Recent turmoil on financial markets is threatening economic recovery in the European Union, the union’s leading economic official said today.
The warning from EU Monetary Affairs Commissioner Olli Rehn came after a turbulent summer for markets across the globe, as investors worried about a potential new recession in the United States, the eurozone’s ability to resolve its debt crisis and the health of European banks.
“The financial markets and the real economy move now more in synchrony, which makes me seriously concerned about continued financial turbulence spilling over to and potentially harming the recovery of the real economy,” Mr Rehn told European politicians.
That statement is a sharp turnaround from comments in recent months, when he said growth in the EU was strengthening despite the market jitters.
As a result, the European Commission now has a bleaker view of economic growth in the EU than this spring, Mr Rehn said, adding that a new forecast will be released on September 15th. This spring, the commission, the EU’s executive arm and economic watchdog, predicted the 27-country union would grow 1.8 per cent this year.
The European Parliament’s economic affairs committee had called Mr Rehn, as well as the head of the European Central Bank, Jean-Claude Trichet, and Eurogroup chairman Jean-Claude Juncker, to an emergency hearing on the euro zone’s recent problems.
Investor concerns over the currency union have been worsened by delays in implementing a recently agreed second bailout for Greece as well as changes to the euro zone’s bailout fund.
Euro zone countries have been locked in discussions over a demand from Finland to receive collateral to secure its contributions to the new Greek rescue package.
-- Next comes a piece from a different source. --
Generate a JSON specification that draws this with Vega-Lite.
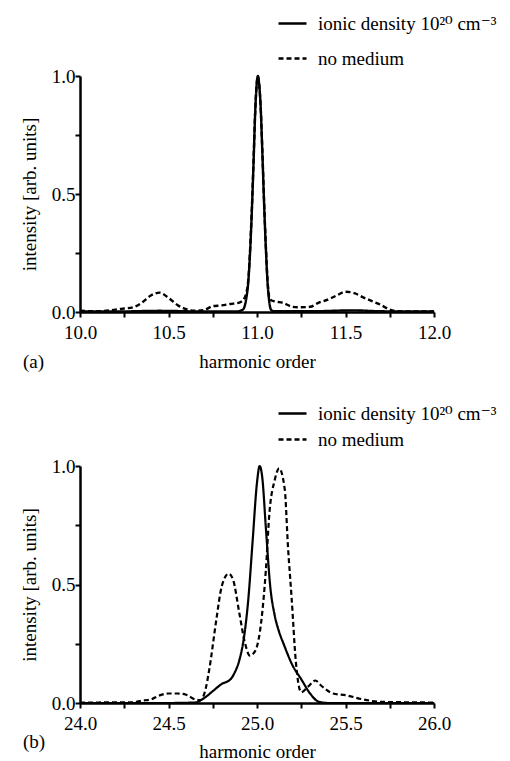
{
  "$schema": "https://vega.github.io/schema/vega-lite/v6.json",
  "background": "white",
  "padding": {"left": 20, "top": 8, "right": 5, "bottom": 0},
  "spacing": 26,
  "config": {
    "font": "Liberation Serif, DejaVu Serif, serif",
    "view": {"stroke": null},
    "axis": {
      "domainColor": "black", "domainWidth": 2.5, "tickColor": "black", "tickWidth": 2, "tickSize": 5,
      "labelFont": "Liberation Serif, DejaVu Serif, serif", "labelFontSize": 19, "labelColor": "black",
      "titleFont": "Liberation Serif, DejaVu Serif, serif", "titleFontSize": 19, "titleFontWeight": "normal", "titleColor": "black",
      "grid": false, "labelFlush": false, "labelOverlap": false
    },
    "legend": {
      "symbolType": "stroke", "symbolSize": 784, "symbolStrokeWidth": 2.5, "symbolStrokeColor": "black",
      "labelFont": "Liberation Serif, DejaVu Serif, serif", "labelFontSize": 19, "labelColor": "black", "labelOffset": 10, "labelLimit": 400,
      "padding": 0, "title": null
    },
    "title": {"font": "Liberation Serif, DejaVu Serif, serif", "fontSize": 19, "fontWeight": "normal", "color": "black"}
  },
  "datasets": {
    "a": [
      {"h": 10.0, "y": 0.003, "s": "ionic density 10²⁰ cm⁻³"},
      {"h": 10.2, "y": 0.002, "s": "ionic density 10²⁰ cm⁻³"},
      {"h": 10.45, "y": 0.005, "s": "ionic density 10²⁰ cm⁻³"},
      {"h": 10.7, "y": 0.002, "s": "ionic density 10²⁰ cm⁻³"},
      {"h": 10.88, "y": 0.002, "s": "ionic density 10²⁰ cm⁻³"},
      {"h": 10.92, "y": 0.01, "s": "ionic density 10²⁰ cm⁻³"},
      {"h": 10.94, "y": 0.06, "s": "ionic density 10²⁰ cm⁻³"},
      {"h": 10.95, "y": 0.12, "s": "ionic density 10²⁰ cm⁻³"},
      {"h": 10.96, "y": 0.24, "s": "ionic density 10²⁰ cm⁻³"},
      {"h": 10.97, "y": 0.41, "s": "ionic density 10²⁰ cm⁻³"},
      {"h": 10.98, "y": 0.62, "s": "ionic density 10²⁰ cm⁻³"},
      {"h": 10.99, "y": 0.85, "s": "ionic density 10²⁰ cm⁻³"},
      {"h": 11.0, "y": 0.98, "s": "ionic density 10²⁰ cm⁻³"},
      {"h": 11.005, "y": 1.0, "s": "ionic density 10²⁰ cm⁻³"},
      {"h": 11.01, "y": 0.98, "s": "ionic density 10²⁰ cm⁻³"},
      {"h": 11.02, "y": 0.88, "s": "ionic density 10²⁰ cm⁻³"},
      {"h": 11.03, "y": 0.68, "s": "ionic density 10²⁰ cm⁻³"},
      {"h": 11.04, "y": 0.46, "s": "ionic density 10²⁰ cm⁻³"},
      {"h": 11.05, "y": 0.27, "s": "ionic density 10²⁰ cm⁻³"},
      {"h": 11.06, "y": 0.12, "s": "ionic density 10²⁰ cm⁻³"},
      {"h": 11.07, "y": 0.04, "s": "ionic density 10²⁰ cm⁻³"},
      {"h": 11.08, "y": 0.008, "s": "ionic density 10²⁰ cm⁻³"},
      {"h": 11.1, "y": 0.003, "s": "ionic density 10²⁰ cm⁻³"},
      {"h": 11.3, "y": 0.003, "s": "ionic density 10²⁰ cm⁻³"},
      {"h": 11.55, "y": 0.007, "s": "ionic density 10²⁰ cm⁻³"},
      {"h": 11.7, "y": 0.003, "s": "ionic density 10²⁰ cm⁻³"},
      {"h": 12.0, "y": 0.002, "s": "ionic density 10²⁰ cm⁻³"},
      {"h": 10.0, "y": 0.005, "s": "no medium"},
      {"h": 10.1, "y": 0.003, "s": "no medium"},
      {"h": 10.2, "y": 0.01, "s": "no medium"},
      {"h": 10.25, "y": 0.015, "s": "no medium"},
      {"h": 10.3, "y": 0.02, "s": "no medium"},
      {"h": 10.35, "y": 0.04, "s": "no medium"},
      {"h": 10.4, "y": 0.07, "s": "no medium"},
      {"h": 10.45, "y": 0.082, "s": "no medium"},
      {"h": 10.5, "y": 0.06, "s": "no medium"},
      {"h": 10.55, "y": 0.03, "s": "no medium"},
      {"h": 10.6, "y": 0.012, "s": "no medium"},
      {"h": 10.65, "y": 0.005, "s": "no medium"},
      {"h": 10.7, "y": 0.008, "s": "no medium"},
      {"h": 10.75, "y": 0.025, "s": "no medium"},
      {"h": 10.8, "y": 0.028, "s": "no medium"},
      {"h": 10.85, "y": 0.034, "s": "no medium"},
      {"h": 10.9, "y": 0.04, "s": "no medium"},
      {"h": 10.93, "y": 0.06, "s": "no medium"},
      {"h": 10.95, "y": 0.13, "s": "no medium"},
      {"h": 10.96, "y": 0.25, "s": "no medium"},
      {"h": 10.97, "y": 0.42, "s": "no medium"},
      {"h": 10.98, "y": 0.63, "s": "no medium"},
      {"h": 10.99, "y": 0.85, "s": "no medium"},
      {"h": 11.0, "y": 0.98, "s": "no medium"},
      {"h": 11.005, "y": 1.0, "s": "no medium"},
      {"h": 11.01, "y": 0.98, "s": "no medium"},
      {"h": 11.02, "y": 0.88, "s": "no medium"},
      {"h": 11.03, "y": 0.69, "s": "no medium"},
      {"h": 11.04, "y": 0.47, "s": "no medium"},
      {"h": 11.05, "y": 0.28, "s": "no medium"},
      {"h": 11.06, "y": 0.13, "s": "no medium"},
      {"h": 11.07, "y": 0.06, "s": "no medium"},
      {"h": 11.08, "y": 0.05, "s": "no medium"},
      {"h": 11.1, "y": 0.045, "s": "no medium"},
      {"h": 11.15, "y": 0.038, "s": "no medium"},
      {"h": 11.2, "y": 0.022, "s": "no medium"},
      {"h": 11.25, "y": 0.02, "s": "no medium"},
      {"h": 11.3, "y": 0.022, "s": "no medium"},
      {"h": 11.35, "y": 0.04, "s": "no medium"},
      {"h": 11.4, "y": 0.052, "s": "no medium"},
      {"h": 11.45, "y": 0.07, "s": "no medium"},
      {"h": 11.5, "y": 0.086, "s": "no medium"},
      {"h": 11.55, "y": 0.08, "s": "no medium"},
      {"h": 11.6, "y": 0.062, "s": "no medium"},
      {"h": 11.65, "y": 0.046, "s": "no medium"},
      {"h": 11.7, "y": 0.03, "s": "no medium"},
      {"h": 11.75, "y": 0.01, "s": "no medium"},
      {"h": 11.8, "y": 0.003, "s": "no medium"},
      {"h": 12.0, "y": 0.002, "s": "no medium"}
    ],
    "b": [
      {"h": 24.0, "y": 0.0, "s": "ionic density 10²⁰ cm⁻³"},
      {"h": 24.5, "y": 0.0, "s": "ionic density 10²⁰ cm⁻³"},
      {"h": 24.65, "y": 0.002, "s": "ionic density 10²⁰ cm⁻³"},
      {"h": 24.7, "y": 0.02, "s": "ionic density 10²⁰ cm⁻³"},
      {"h": 24.75, "y": 0.05, "s": "ionic density 10²⁰ cm⁻³"},
      {"h": 24.8, "y": 0.08, "s": "ionic density 10²⁰ cm⁻³"},
      {"h": 24.85, "y": 0.1, "s": "ionic density 10²⁰ cm⁻³"},
      {"h": 24.875, "y": 0.13, "s": "ionic density 10²⁰ cm⁻³"},
      {"h": 24.9, "y": 0.18, "s": "ionic density 10²⁰ cm⁻³"},
      {"h": 24.925, "y": 0.27, "s": "ionic density 10²⁰ cm⁻³"},
      {"h": 24.95, "y": 0.43, "s": "ionic density 10²⁰ cm⁻³"},
      {"h": 24.975, "y": 0.68, "s": "ionic density 10²⁰ cm⁻³"},
      {"h": 25.0, "y": 0.93, "s": "ionic density 10²⁰ cm⁻³"},
      {"h": 25.015, "y": 1.0, "s": "ionic density 10²⁰ cm⁻³"},
      {"h": 25.03, "y": 0.95, "s": "ionic density 10²⁰ cm⁻³"},
      {"h": 25.05, "y": 0.74, "s": "ionic density 10²⁰ cm⁻³"},
      {"h": 25.075, "y": 0.49, "s": "ionic density 10²⁰ cm⁻³"},
      {"h": 25.1, "y": 0.37, "s": "ionic density 10²⁰ cm⁻³"},
      {"h": 25.125, "y": 0.3, "s": "ionic density 10²⁰ cm⁻³"},
      {"h": 25.15, "y": 0.25, "s": "ionic density 10²⁰ cm⁻³"},
      {"h": 25.2, "y": 0.16, "s": "ionic density 10²⁰ cm⁻³"},
      {"h": 25.25, "y": 0.1, "s": "ionic density 10²⁰ cm⁻³"},
      {"h": 25.3, "y": 0.04, "s": "ionic density 10²⁰ cm⁻³"},
      {"h": 25.35, "y": 0.005, "s": "ionic density 10²⁰ cm⁻³"},
      {"h": 25.4, "y": 0.0, "s": "ionic density 10²⁰ cm⁻³"},
      {"h": 26.0, "y": 0.0, "s": "ionic density 10²⁰ cm⁻³"},
      {"h": 24.0, "y": 0.002, "s": "no medium"},
      {"h": 24.3, "y": 0.003, "s": "no medium"},
      {"h": 24.35, "y": 0.01, "s": "no medium"},
      {"h": 24.4, "y": 0.015, "s": "no medium"},
      {"h": 24.45, "y": 0.032, "s": "no medium"},
      {"h": 24.5, "y": 0.04, "s": "no medium"},
      {"h": 24.55, "y": 0.04, "s": "no medium"},
      {"h": 24.6, "y": 0.035, "s": "no medium"},
      {"h": 24.65, "y": 0.015, "s": "no medium"},
      {"h": 24.68, "y": 0.012, "s": "no medium"},
      {"h": 24.71, "y": 0.06, "s": "no medium"},
      {"h": 24.73, "y": 0.14, "s": "no medium"},
      {"h": 24.77, "y": 0.35, "s": "no medium"},
      {"h": 24.8, "y": 0.49, "s": "no medium"},
      {"h": 24.84, "y": 0.546, "s": "no medium"},
      {"h": 24.865, "y": 0.52, "s": "no medium"},
      {"h": 24.9, "y": 0.38, "s": "no medium"},
      {"h": 24.93, "y": 0.26, "s": "no medium"},
      {"h": 24.96, "y": 0.2, "s": "no medium"},
      {"h": 24.99, "y": 0.22, "s": "no medium"},
      {"h": 25.025, "y": 0.35, "s": "no medium"},
      {"h": 25.05, "y": 0.56, "s": "no medium"},
      {"h": 25.07, "y": 0.8, "s": "no medium"},
      {"h": 25.1, "y": 0.94, "s": "no medium"},
      {"h": 25.125, "y": 0.99, "s": "no medium"},
      {"h": 25.157, "y": 0.9, "s": "no medium"},
      {"h": 25.175, "y": 0.66, "s": "no medium"},
      {"h": 25.195, "y": 0.45, "s": "no medium"},
      {"h": 25.22, "y": 0.17, "s": "no medium"},
      {"h": 25.25, "y": 0.045, "s": "no medium"},
      {"h": 25.29, "y": 0.07, "s": "no medium"},
      {"h": 25.33, "y": 0.095, "s": "no medium"},
      {"h": 25.36, "y": 0.075, "s": "no medium"},
      {"h": 25.43, "y": 0.04, "s": "no medium"},
      {"h": 25.5, "y": 0.033, "s": "no medium"},
      {"h": 25.6, "y": 0.015, "s": "no medium"},
      {"h": 25.7, "y": 0.005, "s": "no medium"},
      {"h": 26.0, "y": 0.002, "s": "no medium"}
    ]
  },
  "vconcat": [
    {
      "width": 354, "height": 236,
      "title": {"text": "(a)", "orient": "bottom", "anchor": "start", "frame": "group", "dx": -57, "offset": -18},
      "data": {"name": "a"},
      "mark": {"type": "line", "interpolate": "monotone", "strokeWidth": 2.4, "color": "black"},
      "encoding": {
        "x": {"field": "h", "type": "quantitative", "scale": {"domain": [10, 12], "nice": false, "zero": false},
          "axis": {"title": "harmonic order", "values": [10, 10.25, 10.5, 10.75, 11, 11.25, 11.5, 11.75, 12], "labelExpr": "(datum.value * 2) % 1 == 0 ? format(datum.value, '.1f') : ''", "labelPadding": 6, "titlePadding": 10}},
        "y": {"field": "y", "type": "quantitative", "scale": {"domain": [0, 1], "nice": false},
          "axis": {"title": "intensity [arb. units]", "values": [0, 0.25, 0.5, 0.75, 1], "labelExpr": "datum.value % 0.5 == 0 ? format(datum.value, '.1f') : ''", "labelPadding": 0, "titlePadding": 12}},
        "strokeDash": {"field": "s", "type": "nominal",
          "scale": {"domain": ["ionic density 10²⁰ cm⁻³", "no medium"], "range": [[1, 0], [5, 3]]},
          "legend": {"orient": "none", "legendX": 197, "legendY": -68, "rowPadding": 9}}
      }
    },
    {
      "width": 354, "height": 237,
      "title": {"text": "(b)", "orient": "bottom", "anchor": "start", "frame": "group", "dx": -57, "offset": -28},
      "data": {"name": "b"},
      "mark": {"type": "line", "interpolate": "monotone", "strokeWidth": 2.2, "color": "black"},
      "encoding": {
        "x": {"field": "h", "type": "quantitative", "scale": {"domain": [24, 26], "nice": false, "zero": false},
          "axis": {"title": "harmonic order", "values": [24, 24.25, 24.5, 24.75, 25, 25.25, 25.5, 25.75, 26], "labelExpr": "(datum.value * 2) % 1 == 0 ? format(datum.value, '.1f') : ''", "labelPadding": 6, "titlePadding": 9}},
        "y": {"field": "y", "type": "quantitative", "scale": {"domain": [0, 1], "nice": false},
          "axis": {"title": "intensity [arb. units]", "values": [0, 0.25, 0.5, 0.75, 1], "labelExpr": "datum.value % 0.5 == 0 ? format(datum.value, '.1f') : ''", "labelPadding": 0, "titlePadding": 12}},
        "strokeDash": {"field": "s", "type": "nominal",
          "scale": {"domain": ["ionic density 10²⁰ cm⁻³", "no medium"], "range": [[1, 0], [5, 3]]},
          "legend": {"orient": "none", "legendX": 197, "legendY": -68, "rowPadding": -6}}
      }
    }
  ],
  "resolve": {"scale": {"strokeDash": "independent"}, "legend": {"strokeDash": "independent"}}
}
Mr Juncker, the prime minister of Luxembourg who also chairs the meetings of euro zone finance ministers, said the collateral issue won’t scupper the bailout deal and that he expected a solution within days or weeks.
“The Eurogroup is working on a proposal, which I hope all eurozone member states will be happy with,” he said.
Mr Trichet called on governments to rapidly implement measures agreed to tackle the debt crisis.
"The full and timely implementation of the July 21st agreement between heads of state or government is of essence," Mr Trichet said in a statement to European parliamentarians in Brussels.
Uncertainty remained particularly high in the context of the euro zone's debt crisis and weakened economic prospects in the United States, he added.
The ECB is reviewing the risks to price stability, he said, suggesting the bank could tone down its view on inflation pressures.
While Mr Trichet said the ECB expected inflation to remain above 2 per cent in the months ahead, he avoided saying there were "upside risks to price stability" - language he used after the bank's last monetary policy meeting on August 4th.
"Risks to the medium-term outlook for price developments are under study in the context of the ECB staff projections that will be released early September," Mr Trichet said.
A downward revision in the ECB's view of the threat posed by inflation would relieve any pressure for it to follow up the two interest rate rises it has made this year with another hike.
Annual inflation Europe's powerhouse economy Germany eased to 2.3 per cent in August, data showed today, giving the ECB one more reason not to hike borrowing costs any time soon.
In its last staff projections, released in June, the ECB forecast euro zone inflation in a range of 2.5-2.7 per cent this year and 1.1-2.3 per cent in 2012.